Note à moi-même : penser à demain (URGENT)

A l’instar des dirigeants d’entreprise qui ont de plus en plus conscience aujourd’hui de la nécessité d’anticiper les événements de la vie qui auront un impact sur leur entreprise et plus largement sur leur patrimoine, à savoir une incapacité, un divorce, ou un décès, les détenteurs de NFT doivent être accompagnés.

En effet, si l’émergence des crypto-actifs et leur succès s’expliquent en partie par le désir de ces détenteurs de s’affranchir des intermédiaires et des institutions, cette grande liberté fait peser sur eux une lourde responsabilité – puisqu’ils sont seuls responsables de la détention de leurs NFT, de leur sécurisation et de leur transmission.

Or, plusieurs études montrent déjà que les consciences ne sont pas suffisamment éveillées sur ces sujets. En 2020, une étude diligentée par le Cremation Institute indiquait que 90% des détenteurs de crypto-actifs étaient inquiets sur le devenir de leurs avoirs après leur décès. De même, la société Coincover alertait en 2017 sur le fait qu’environ 4 millions de bitcoins seraient hors circulation après la mort de leur propriétaire.

La pérennisation du patrimoine numérique implique d’éduquer et d’informer les détenteurs et leur entourage afin de les sensibiliser aux enjeux auxquels ils seront confrontés tout ceci pour éviter l’évaporation de leurs actifs.

Cela passe évidemment par l’information de l’entourage sur l’existence même de ces actifs qui, par essence, sont non tangibles et pourraient disparaître au décès de leur détenteur s’ils ne sont pas connus des proches. Cette même réflexion avait concerné dans le passé les contrats d’assurance-vie qui, lorsque les bénéficiaires n’avaient pas conscience de la désignation faite à leur profit, se perdaient dans la nature au décès de l’assuré et venaient grossir l’enveloppe des contrats en déshérence.

Mais, en raison de leurs spécificités, informer sur l’existence même de ces actifs ne suffit pas. En effet, un NFT n’est pas un actif classique et les repères ne sont pas les mêmes, notamment en terme de valorisation.
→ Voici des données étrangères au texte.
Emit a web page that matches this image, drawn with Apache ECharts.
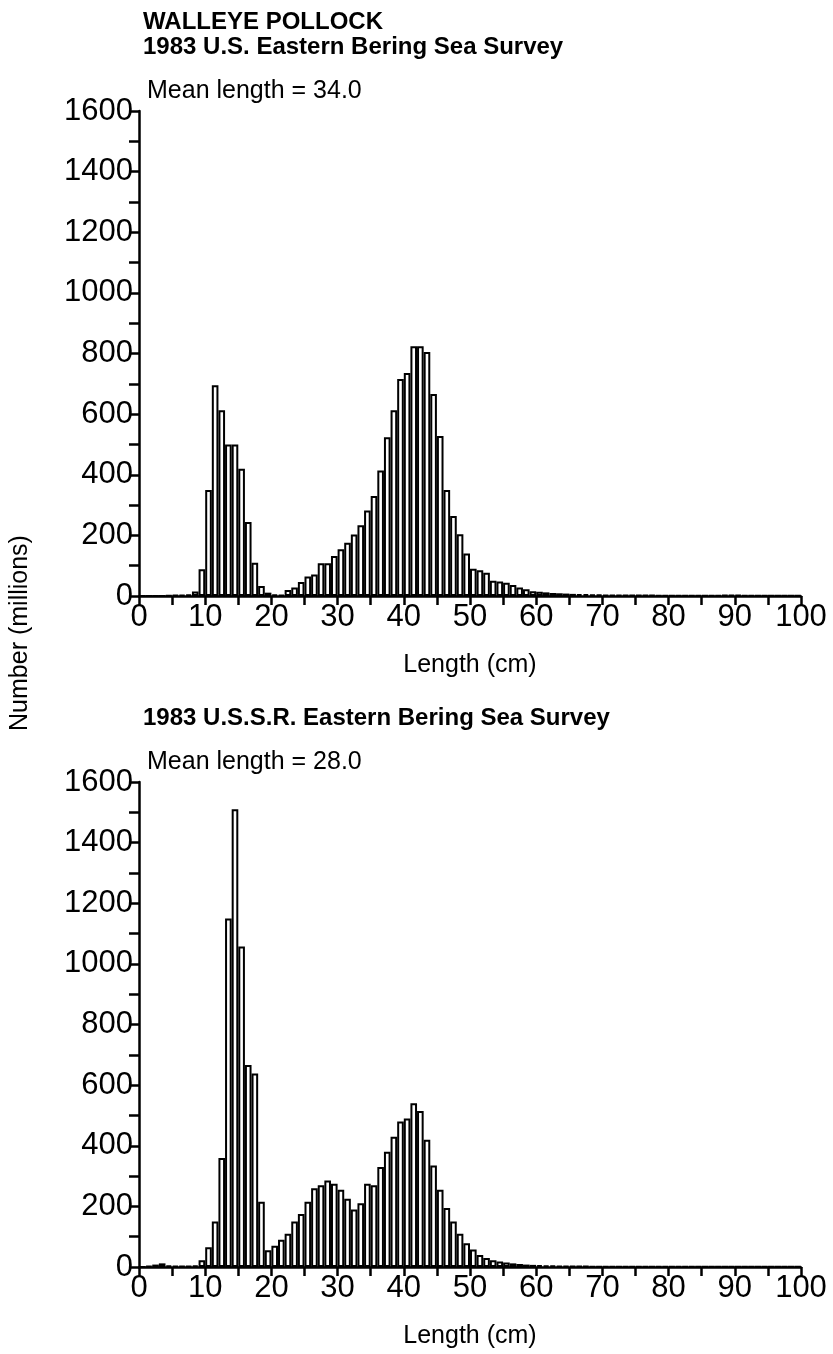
<!DOCTYPE html>
<html>
<head>
<meta charset="utf-8">
<script src="https://cdn.jsdelivr.net/npm/echarts@6/dist/echarts.min.js"></script>
<style>
  html, body { margin: 0; padding: 0; background: #fff; }
  #chart { width: 833px; height: 1354px; }
</style>
</head>
<body>
<div id="chart"></div>
<script>
// length bins (cm), bar i covers [i, i+1]
const lengthBins = Array.from({ length: 100 }, (_, i) => i)

// 1983 U.S. survey, millions of fish per 1-cm bin
const usCounts = [
  0, 0, 0, 0, 2, 3, 4, 5, 15, 88,
  350, 695, 613, 500, 500, 420, 244, 110, 33, 11,
  5, 4, 20, 28, 46, 64, 71, 108, 108, 132,
  154, 176, 203, 233, 282, 330, 414, 524, 613, 716,
  736, 824, 824, 805, 666, 528, 350, 264, 204, 140,
  90, 85, 77, 50, 48, 44, 36, 28, 22, 16,
  14, 12, 10, 9, 8, 7, 6, 6, 5, 5,
  4, 4, 4, 3, 3, 3, 3, 3, 2, 2,
  2, 2, 2, 2, 2, 2, 2, 2, 3, 3,
  3, 2, 2, 2, 1, 1, 1, 1, 1, 1
]

// 1983 U.S.S.R. survey
const ussrCounts = [
  0, 3, 8, 12, 5, 4, 3, 3, 5, 22,
  65, 150, 360, 1150, 1510, 1057, 666, 638, 215, 55,
  70, 90, 110, 150, 175, 215, 260, 270, 285, 275,
  255, 225, 190, 210, 275, 270, 330, 380, 430, 480,
  490, 540, 515, 420, 335, 255, 195, 150, 110, 78,
  58, 40, 30, 22, 18, 15, 12, 10, 8, 7,
  6, 5, 5, 4, 4, 3, 3, 3, 2, 2,
  2, 2, 2, 2, 2, 2, 2, 2, 2, 2,
  2, 2, 2, 2, 1, 1, 1, 1, 1, 1,
  1, 1, 1, 1, 1, 1, 1, 1, 1, 1
]

const chartTitle = 'WALLEYE POLLOCK'
const panelTitles = ['1983 U.S. Eastern Bering Sea Survey', '1983 U.S.S.R. Eastern Bering Sea Survey']
const meanLabels = ['Mean length = 34.0', 'Mean length = 28.0']
const xName = 'Length (cm)'
const yName = 'Number (millions)'

const font = '"Liberation Sans", Arial, sans-serif'
const gridLeft = 139
const gridRight = 32
const gridHeight = 485
const gridTops = [111, 782]
const barW = (833 - gridLeft - gridRight) / 100

let chart = echarts.init(document.getElementById('chart'), null, { renderer: 'canvas' })

let grids = gridTops.map(top => ({
    left: gridLeft,
    right: gridRight,
    top: top,
    height: gridHeight,
    containLabel: false,
    outerBoundsMode: 'none',
}))

let xAxis = gridTops.map((top, i) => ({
    type: 'value',
    gridIndex: i,
    min: 0,
    max: 100,
    interval: 5,
    name: xName,
    nameLocation: 'middle',
    nameGap: 57,
    nameTextStyle: { color: '#000', fontFamily: font, fontSize: 25 },
    axisLine: { lineStyle: { color: '#000', width: 2.5 } },
    axisTick: { inside: false, length: 9, lineStyle: { color: '#000', width: 2.5 } },
    axisLabel: {
        color: '#000',
        fontFamily: font,
        fontSize: 31,
        margin: 6,
        formatter: (v) => (v % 10 === 0 ? String(v) : '')
    },
    splitLine: { show: false },
}))

let yAxis = gridTops.map((top, i) => ({
    type: 'value',
    gridIndex: i,
    min: 0,
    max: 1600,
    interval: 100,
    axisLine: { show: true, lineStyle: { color: '#000', width: 2.5 } },
    axisTick: { show: true, inside: false, length: 10, lineStyle: { color: '#000', width: 2.5 } },
    axisLabel: {
        color: '#000',
        fontFamily: font,
        fontSize: 31,
        margin: 6,
        formatter: (v) => (v % 200 === 0 ? String(v) : '')
    },
    splitLine: { show: false },
}))

let makeSeries = (counts, idx) => ({
    type: 'bar',
    xAxisIndex: idx,
    yAxisIndex: idx,
    data: lengthBins.map((x, k) => [x + 0.5, counts[k]]),
    barWidth: barW,
    itemStyle: { color: '#fff', borderColor: '#000', borderWidth: 2 },
    silent: true,
    animation: false,
})

let textStyle = (size, bold) => ({
    fill: '#000',
    font: (bold ? 'bold ' : '') + size + 'px ' + font,
})

let graphics = [
    { type: 'text', left: 143, top: 10, style: Object.assign({ text: chartTitle }, textStyle(24, true)) },
]
gridTops.forEach((top, i) => {
    graphics.push({ type: 'text', left: 143, top: top - 76, style: Object.assign({ text: panelTitles[i] }, textStyle(24, true)) })
    graphics.push({ type: 'text', left: 147, top: top - 32, style: Object.assign({ text: meanLabels[i] }, textStyle(25, false)) })
})
graphics.push({
    type: 'text',
    x: 8,
    y: 633,
    rotation: Math.PI / 2,
    style: Object.assign({ text: yName, align: 'center', verticalAlign: 'top' }, textStyle(25, false))
})

chart.setOption({
    backgroundColor: '#fff',
    animation: false,
    grid: grids,
    xAxis: xAxis,
    yAxis: yAxis,
    series: [makeSeries(usCounts, 0), makeSeries(ussrCounts, 1)],
    graphic: graphics,
})
</script>
</body>
</html>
Classiquement, une œuvre d’art a tendance à prendre de la valeur avec le temps, alors qu’un NFT peut n’être qu’éphémère.

L’enjeu est donc d’anticiper afin d’éviter une déperdition de ce patrimoine numérique d’une génération à l’autre mais surtout de valoriser ces actifs.

NFT – cher à votre coeur mais que vaut-il vraiment ?
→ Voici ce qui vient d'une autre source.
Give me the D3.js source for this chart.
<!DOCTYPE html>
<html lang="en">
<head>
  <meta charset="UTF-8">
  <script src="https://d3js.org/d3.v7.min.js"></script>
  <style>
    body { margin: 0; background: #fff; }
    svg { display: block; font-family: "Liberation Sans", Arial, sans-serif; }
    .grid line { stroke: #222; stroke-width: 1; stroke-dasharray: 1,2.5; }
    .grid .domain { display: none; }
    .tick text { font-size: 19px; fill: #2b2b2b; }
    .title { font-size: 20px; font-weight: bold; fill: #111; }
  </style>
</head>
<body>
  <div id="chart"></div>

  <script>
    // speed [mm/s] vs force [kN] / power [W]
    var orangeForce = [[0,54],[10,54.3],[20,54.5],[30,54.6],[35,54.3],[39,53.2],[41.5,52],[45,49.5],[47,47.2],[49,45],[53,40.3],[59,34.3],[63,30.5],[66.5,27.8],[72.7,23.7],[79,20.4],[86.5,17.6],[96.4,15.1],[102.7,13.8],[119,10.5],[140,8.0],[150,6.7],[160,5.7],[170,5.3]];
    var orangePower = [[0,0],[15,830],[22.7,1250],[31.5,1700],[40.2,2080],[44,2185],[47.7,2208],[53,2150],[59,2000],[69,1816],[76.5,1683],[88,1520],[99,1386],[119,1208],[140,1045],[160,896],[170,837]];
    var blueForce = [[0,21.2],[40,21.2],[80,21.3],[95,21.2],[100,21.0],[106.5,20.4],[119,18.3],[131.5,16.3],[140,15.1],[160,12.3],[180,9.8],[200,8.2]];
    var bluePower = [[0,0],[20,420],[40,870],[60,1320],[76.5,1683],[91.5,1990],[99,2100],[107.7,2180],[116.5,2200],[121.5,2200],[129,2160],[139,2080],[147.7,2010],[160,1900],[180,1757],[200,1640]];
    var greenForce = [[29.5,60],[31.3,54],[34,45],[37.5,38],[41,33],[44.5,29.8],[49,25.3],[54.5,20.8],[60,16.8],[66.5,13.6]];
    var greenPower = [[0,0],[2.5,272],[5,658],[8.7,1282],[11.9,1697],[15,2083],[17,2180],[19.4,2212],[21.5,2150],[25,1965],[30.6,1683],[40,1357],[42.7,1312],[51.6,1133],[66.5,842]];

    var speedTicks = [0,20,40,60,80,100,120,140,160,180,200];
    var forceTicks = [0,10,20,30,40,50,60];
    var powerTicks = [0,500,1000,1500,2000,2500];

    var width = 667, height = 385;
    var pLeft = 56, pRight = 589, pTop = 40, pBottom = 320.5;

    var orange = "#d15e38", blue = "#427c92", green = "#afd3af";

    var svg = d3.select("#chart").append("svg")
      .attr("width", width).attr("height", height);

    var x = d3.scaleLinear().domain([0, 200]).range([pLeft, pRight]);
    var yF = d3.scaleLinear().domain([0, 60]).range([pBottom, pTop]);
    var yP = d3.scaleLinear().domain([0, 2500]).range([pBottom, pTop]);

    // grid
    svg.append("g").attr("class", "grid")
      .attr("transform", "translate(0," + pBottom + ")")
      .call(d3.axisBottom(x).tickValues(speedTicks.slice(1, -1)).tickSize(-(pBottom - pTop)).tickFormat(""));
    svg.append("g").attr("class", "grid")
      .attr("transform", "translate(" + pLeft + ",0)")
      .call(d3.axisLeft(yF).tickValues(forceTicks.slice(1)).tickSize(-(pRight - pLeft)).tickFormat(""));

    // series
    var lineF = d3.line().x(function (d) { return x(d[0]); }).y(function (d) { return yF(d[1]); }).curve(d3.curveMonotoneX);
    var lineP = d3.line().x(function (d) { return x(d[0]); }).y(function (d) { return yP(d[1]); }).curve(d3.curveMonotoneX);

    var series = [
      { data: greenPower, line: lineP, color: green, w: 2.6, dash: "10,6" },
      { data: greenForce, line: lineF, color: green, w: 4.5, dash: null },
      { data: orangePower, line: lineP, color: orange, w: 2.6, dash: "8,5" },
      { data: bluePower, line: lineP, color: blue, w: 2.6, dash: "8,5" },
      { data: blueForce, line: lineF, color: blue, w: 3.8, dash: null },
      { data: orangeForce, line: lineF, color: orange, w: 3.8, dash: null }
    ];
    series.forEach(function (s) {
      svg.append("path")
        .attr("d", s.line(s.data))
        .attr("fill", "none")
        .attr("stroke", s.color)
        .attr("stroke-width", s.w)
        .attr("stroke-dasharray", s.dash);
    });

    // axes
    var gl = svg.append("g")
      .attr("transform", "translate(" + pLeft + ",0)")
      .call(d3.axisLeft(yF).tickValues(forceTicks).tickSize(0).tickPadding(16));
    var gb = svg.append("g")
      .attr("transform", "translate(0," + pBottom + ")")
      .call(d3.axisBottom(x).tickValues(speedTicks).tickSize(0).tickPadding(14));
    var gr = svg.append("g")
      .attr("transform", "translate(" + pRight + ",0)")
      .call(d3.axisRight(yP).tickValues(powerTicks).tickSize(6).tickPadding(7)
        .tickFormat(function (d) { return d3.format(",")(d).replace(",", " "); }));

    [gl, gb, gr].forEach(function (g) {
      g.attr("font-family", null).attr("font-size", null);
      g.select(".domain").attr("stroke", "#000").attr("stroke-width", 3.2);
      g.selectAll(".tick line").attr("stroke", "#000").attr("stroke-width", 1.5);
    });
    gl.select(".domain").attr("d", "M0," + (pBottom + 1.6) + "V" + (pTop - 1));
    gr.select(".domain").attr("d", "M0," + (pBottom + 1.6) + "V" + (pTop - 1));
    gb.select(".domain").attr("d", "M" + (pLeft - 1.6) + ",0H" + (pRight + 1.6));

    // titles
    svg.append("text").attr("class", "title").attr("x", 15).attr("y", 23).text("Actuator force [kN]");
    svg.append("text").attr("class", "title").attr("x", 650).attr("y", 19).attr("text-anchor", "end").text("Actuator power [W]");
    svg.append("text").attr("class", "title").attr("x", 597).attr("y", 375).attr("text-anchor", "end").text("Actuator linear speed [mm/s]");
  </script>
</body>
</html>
A ce jour, aucun système de cotation des NFT ne fait autorité, toutefois plusieurs critères sont appréciés et se combinent pour estimer la valeur d’un NFT, à savoir notamment :

  • la valeur de l’actif sous-jacent : un NFT représente en effet un titre d’identification et de propriété exclusive d’un actif qui peut être réel (exemple : un tableau de Picasso – la valorisation est alors plus aisée) ou virtuel (la valorisation est alors plus incertaine) ;
  • l’effet rareté et l’effet diffusion – l’actif sous-jacent peut faire l’objet d’une diffusion libre et très étendue mais le détenteur d’un NFT reste le seul et unique propriétaire de l’actif ou d’une part de cet actif, la combinaison de ces deux effets a nécessairement un impact sur la demande du token et donc sa valeur ;
  • l’effet collection : un token peut faire partie d’une collection et sa valeur est alors liée au marché des collectionneurs ;
  • l’effet démocratisation et accessibilité : les NFT rendent possible l’acquisition de parts ou unité d’actifs de forte valeur jusqu’ici réservés à une certaine clientèle.

Aussi, la valorisation d’un NFT suivra souvent l’évolution du marché – qui est nouveau, peu mature et sur lequel les investisseurs ont peu d’expérience et de recul.
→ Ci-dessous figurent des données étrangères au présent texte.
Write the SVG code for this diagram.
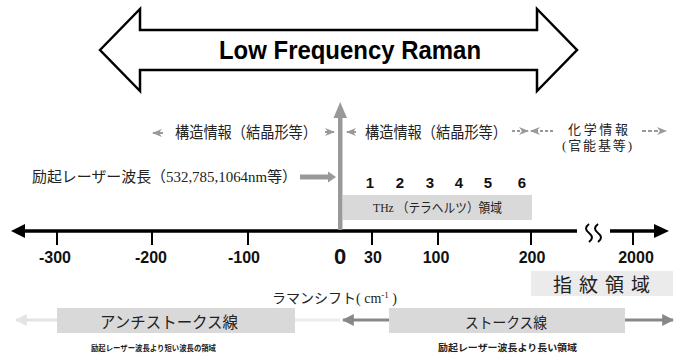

NB : lorsque l’actif sous-jacent du token est un bien immobilier, quid de l’impact en matière d’IFI ? Cette question reste à ce stade en suspens.

Des réponses sont toujours attendues en matière de valorisation, mais également en matière de sécurisation de la transmission, laquelle sera le défi des intermédiaires concernés et tout particulièrement des notaires qui auront en charge de conserver le testament. Des acteurs se sont d’ailleurs déjà positionnés sur ce marché.